Questions, questions, and more questions

Do you like being asked lots of questions? Or are you like me, and find asking lots of questions to be much easier than answering them? Does being asked lots of questions ever tire you out? Or does it energize you? Does it get you thinking about other ideas? Or does it overwhelm you? Have you ever or are you now living with a child between the ages of 3 and 5? Do you find yourself being called to answer a lot of questions for which you don’t (for whatever reason) have answers? Does this unsettle you? Do you think that asking questions is valuable? Do you find yourself answering a child’s questions with more questions? Does this ever work? Did you ask a lot of why questions when you were younger? What made you stop? Was it because someone told you to “stop asking so many questions!!” or did you just stop caring about what other people knew or claimed to know?
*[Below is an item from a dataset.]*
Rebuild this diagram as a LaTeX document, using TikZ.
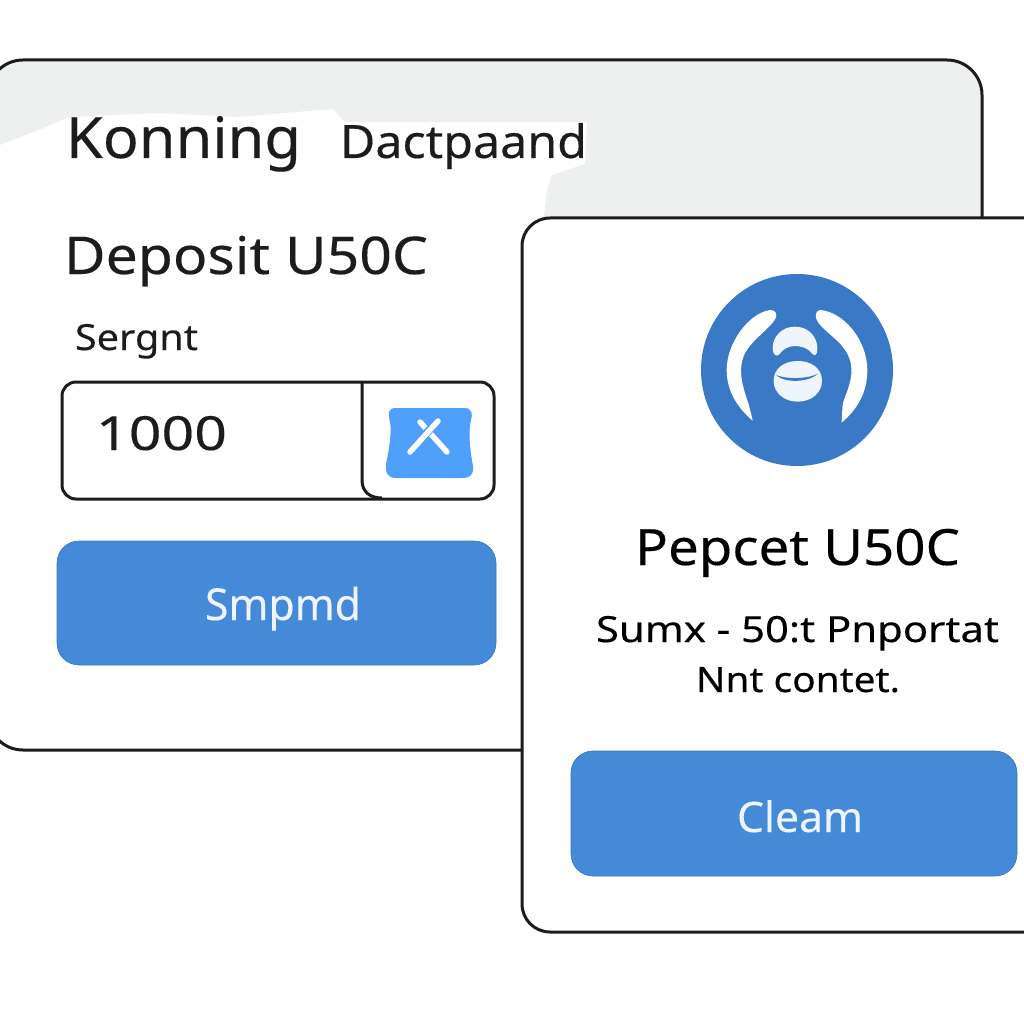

Did you stop asking questions because you reached a point when you thought you already knew more than anyone else? Or when you felt it necessary to pretend that you knew? Why are you reading this blog? Did you find it when you did a search for the bullshit detector? Have you grown tired of my relentless questions?

Wow, that is surprisingly fun to do. Last week I bought The Interrogative Mood: A Novel? by Padgett Powell.  The entire novel, all 165 pages of it, is questions. Because of the connections that I see between troublemaking and asking questions, I was immediately intrigued by this book when I read a mini review of it in The New Yorker. So far I am enjoying it. There are two things that strike me as I read it (I can only read it a little at a time–otherwise my brain might melt from so many questions): 1. Even though the questions seem random and disjointed (which they are on some level), they are telling a story (but not a linear or complete one) about the poser of the questions and the reader/object of those questions. 2. The process of reading so many questions can really get you thinking about (perhaps too) many things all at once. I think that Powell has put together a nice balance of questions–some you have immediate (gut reactions?) answers for while others make you wonder. This might make a very effective pedagogical technique.  Hmmm…

Is there ever a point when too many questions are asked (by you or to you)? Is 165 pages of questions just too much? Can you imagine asking that many questions? Is it a problem that I can? Should I stop this entry now? Yes.